Industrial Schools were for young criminals I was told when I grew older and frisky with adolescence. And many’s the time I was threatened with being incarcerated there by both parents. If that yardstick on morality was used today most young people would be locked up. The fact was parents and adults generally believed in the system of the Industrial and Reformatory Schools. That’s why it ran and ran.
Today’s protesters against this past should ask grandparents or better still, great-grandparents, if still alive, if they supported this barbarous system. There was no home-haven for a young pregnant girl nor for the boy who got her like that. Both were candidates for the Industrial school. If a parent drove you crazy with their constant beatings and you lashed out in desperation to save your dignity that also made you a candidate. Parents could be very cruel during my time as a boy. it was sticks, kicks and the jabbing of a spoon-handle into the spine. Girls fared no better than boys.

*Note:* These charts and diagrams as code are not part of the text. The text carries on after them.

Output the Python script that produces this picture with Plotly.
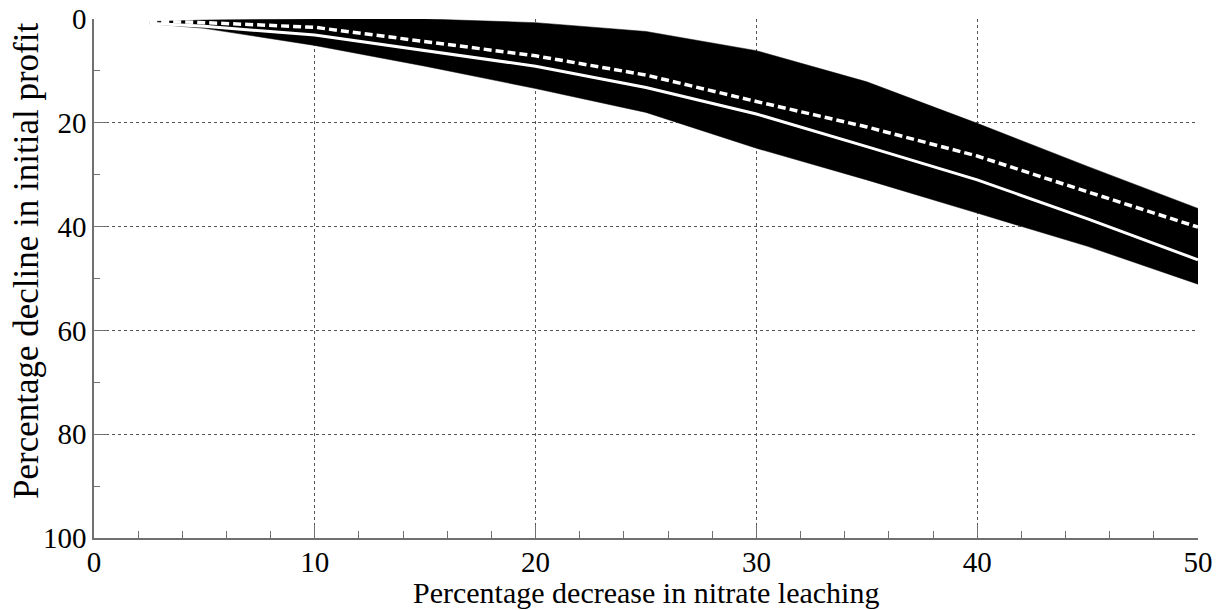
import plotly.graph_objects as go

# Data
x_vals = [2.5, 5, 10, 15, 20, 25, 30, 35, 40, 45, 50]
band_top = [0.5, 0.2, 0.0, 0.0, 0.7, 2.4, 6.1, 12.1, 20.1, 28.4, 36.5]
band_bottom = [0.9, 1.8, 5.1, 9.1, 13.4, 18.0, 24.9, 31.0, 37.4, 43.8, 51.1]
solid_line = [0.8, 1.4, 3.1, 6.1, 9.1, 13.2, 18.3, 24.6, 31.0, 38.5, 46.4]
dashed_line = [0.4, 0.7, 1.6, 4.3, 7.1, 10.8, 15.9, 20.8, 26.4, 33.3, 40.1]

x_title = "Percentage decrease in nitrate leaching"
y_title = "Percentage decline in initial profit"

FONT = "Liberation Serif, Times New Roman, serif"

fig = go.Figure()
fig.add_trace(go.Scatter(x=x_vals, y=band_bottom, mode="lines",
                         line=dict(color="black", width=0.5), showlegend=False))
fig.add_trace(go.Scatter(x=x_vals, y=band_top, mode="lines", fill="tonexty",
                         fillcolor="black",
                         line=dict(color="black", width=0.5), showlegend=False))
fig.add_trace(go.Scatter(x=x_vals, y=solid_line, mode="lines",
                         line=dict(color="white", width=3), showlegend=False))
fig.add_trace(go.Scatter(x=x_vals, y=dashed_line, mode="lines",
                         line=dict(color="white", width=3.5, dash="8px,4px"),
                         showlegend=False))

axis_common = dict(
    showline=True, linecolor="#707070", linewidth=1.5,
    showgrid=True, gridcolor="#555555", gridwidth=1, griddash="dot",
    zeroline=False, ticks="inside", tickcolor="#707070", tickwidth=1,
    tickfont=dict(family=FONT, size=29, color="black"),
    automargin=False,
)

fig.update_xaxes(range=[0, 50], dtick=10, tick0=0, ticklen=13,
                 ticklabelstandoff=-3,
                 minor=dict(ticks="inside", dtick=2, ticklen=7, tickcolor="#707070",
                            showgrid=False),
                 **axis_common)
fig.update_yaxes(range=[100, 0], dtick=20, tick0=0, ticklen=13,
                 minor=dict(ticks="inside", dtick=10, ticklen=6, tickcolor="#707070",
                            showgrid=False),
                 **axis_common)

fig.add_annotation(text=x_title, xref="paper", yref="paper",
                   x=0.5, y=(538 - 611) / 519,
                   xanchor="center", yanchor="bottom", showarrow=False,
                   font=dict(family=FONT, size=30, color="black"))
fig.add_annotation(text=y_title, textangle=-90, xref="paper", yref="paper",
                   x=(26 - 94) / 1104, y=(538 - 261) / 519,
                   xanchor="center", yanchor="middle", showarrow=False,
                   font=dict(family=FONT, size=35, color="black"))

fig.update_layout(
    width=1224, height=610,
    margin=dict(l=94, r=26, t=19, b=72),
    plot_bgcolor="white", paper_bgcolor="white",
    font=dict(family=FONT, color="black"),
)

fig.write_html("out.html")
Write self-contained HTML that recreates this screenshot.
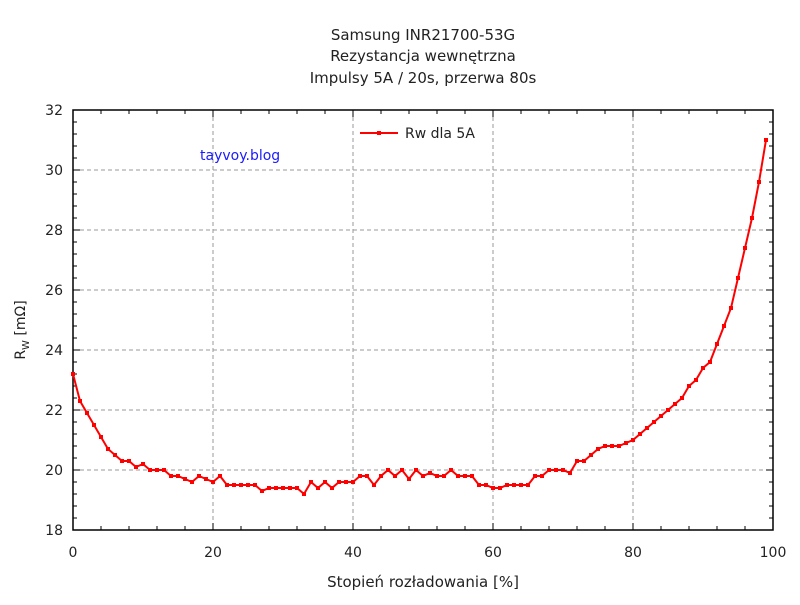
<!DOCTYPE html><html><head><style>body{margin:0;background:#fff}svg{font-family:"DejaVu Sans","Liberation Sans",sans-serif}</style></head><body>
<svg id="s" width="800" height="600" xmlns="http://www.w3.org/2000/svg">
<rect width="800" height="600" fill="#fff"/>
<g font-size="15" fill="#222" text-anchor="middle">
<text x="423" y="40">Samsung INR21700-53G</text>
<text x="423" y="61">Rezystancja wewnętrzna</text>
<text x="423" y="83">Impulsy 5A / 20s, przerwa 80s</text>
<text x="423" y="587">Stopień rozładowania [%]</text>
</g>
<text transform="translate(25,330) rotate(-90)" font-size="14" fill="#222" text-anchor="middle">R<tspan font-size="10" dy="4">W</tspan><tspan dy="-4"> [mΩ]</tspan></text>
<g id="grid" stroke="#999" stroke-dasharray="4,3" stroke-width="1"></g>
<g id="ticks" stroke="#000" stroke-width="1"></g>
<g id="lab" font-size="14" fill="#222"></g>
<rect x="73" y="110" width="700" height="420" fill="none" stroke="#000" stroke-width="1.5"/>
<text x="200" y="160" font-size="14" fill="#1a1aff">tayvoy.blog</text>
<line x1="360" y1="133" x2="398" y2="133" stroke="#f00" stroke-width="2"/>
<rect x="377" y="131" width="4" height="4" fill="#f00"/>
<text x="405" y="138" font-size="14" fill="#222">Rw dla 5A</text>
<polyline id="pl" fill="none" stroke="#f00" stroke-width="2"/>
<g id="mk" fill="#f00"></g>
</svg>
<script>
var d=[23.2,22.3,21.9,21.5,21.1,20.7,20.5,20.3,20.3,20.1,20.2,20.0,20.0,20.0,19.8,19.8,19.7,19.6,19.8,19.7,19.6,19.8,19.5,19.5,19.5,19.5,19.5,19.3,19.4,19.4,19.4,19.4,19.4,19.2,19.6,19.4,19.6,19.4,19.6,19.6,19.6,19.8,19.8,19.5,19.8,20.0,19.8,20.0,19.7,20.0,19.8,19.9,19.8,19.8,20.0,19.8,19.8,19.8,19.5,19.5,19.4,19.4,19.5,19.5,19.5,19.5,19.8,19.8,20.0,20.0,20.0,19.9,20.3,20.3,20.5,20.7,20.8,20.8,20.8,20.9,21.0,21.2,21.4,21.6,21.8,22.0,22.2,22.4,22.8,23.0,23.4,23.6,24.2,24.8,25.4,26.4,27.4,28.4,29.6,31.0];
var NS="http://www.w3.org/2000/svg";
function el(p,t,a,txt){var e=document.createElementNS(NS,t);for(var k in a)e.setAttribute(k,a[k]);if(txt!=null)e.textContent=txt;document.getElementById(p).appendChild(e);}
function X(v){return 73+7*v}function Y(v){return 530-30*(v-18)}
var pts=[];d.forEach(function(v,i){var x=X(i),y=Y(v);pts.push(x+","+y);el("mk","rect",{x:x-2,y:y-2,width:4,height:4});});
document.getElementById("pl").setAttribute("points",pts.join(" "));
for(var v=20;v<=30;v+=2)el("grid","line",{x1:73,x2:773,y1:Y(v),y2:Y(v)});
for(var v=20;v<=80;v+=20)el("grid","line",{x1:X(v),x2:X(v),y1:110,y2:530});
for(var v=18;v<=32;v+=2){el("ticks","line",{x1:73,x2:80,y1:Y(v),y2:Y(v)});el("ticks","line",{x1:766,x2:773,y1:Y(v),y2:Y(v)});el("lab","text",{x:63,y:Y(v)+5,"text-anchor":"end"},v);}
for(var v=18;v<32;v+=0.4){el("ticks","line",{x1:73,x2:77,y1:Y(v),y2:Y(v)});el("ticks","line",{x1:769,x2:773,y1:Y(v),y2:Y(v)});}
for(var v=0;v<=100;v+=20){el("ticks","line",{x1:X(v),x2:X(v),y1:523,y2:530});el("ticks","line",{x1:X(v),x2:X(v),y1:110,y2:117});el("lab","text",{x:X(v),y:557,"text-anchor":"middle"},v);}
for(var v=0;v<100;v+=4){el("ticks","line",{x1:X(v),x2:X(v),y1:526,y2:530});el("ticks","line",{x1:X(v),x2:X(v),y1:110,y2:114});}
</script>
</body></html>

You were a young criminal and you could be put into the hands of the Industrial School which would straighten you out. There was no notion of education and being cared for properly. In the North of Ireland you got beaten at home and you got beaten at school, and if a Catholic in a hard-line Protestant area you also had to face the murderous hatred of that community.
England, Scotland and Wales also had its Industrial Schools despite the name changes. But the focus now seems to be mostly on paedophilia in the children’s homes, and the cover-up of elites involved in this practice. (waiting for them to die rather than charging them, then having the media deny they were ever involved in child abuse))
Haut de la Garenne, in Jersey, the Channel Islands has been in the news. Haut de la Garenne (known also as the Jersey Home for Boys) began in 1867, according to Wikipedia, as an industrial school for young people which became the scene for serious sexual abuse.
So now Ireland, North and South, the UK and the Channel Islands have awakened to what past generations have done to them and it doesn’t look there were any innocent bystanders like parents, for example.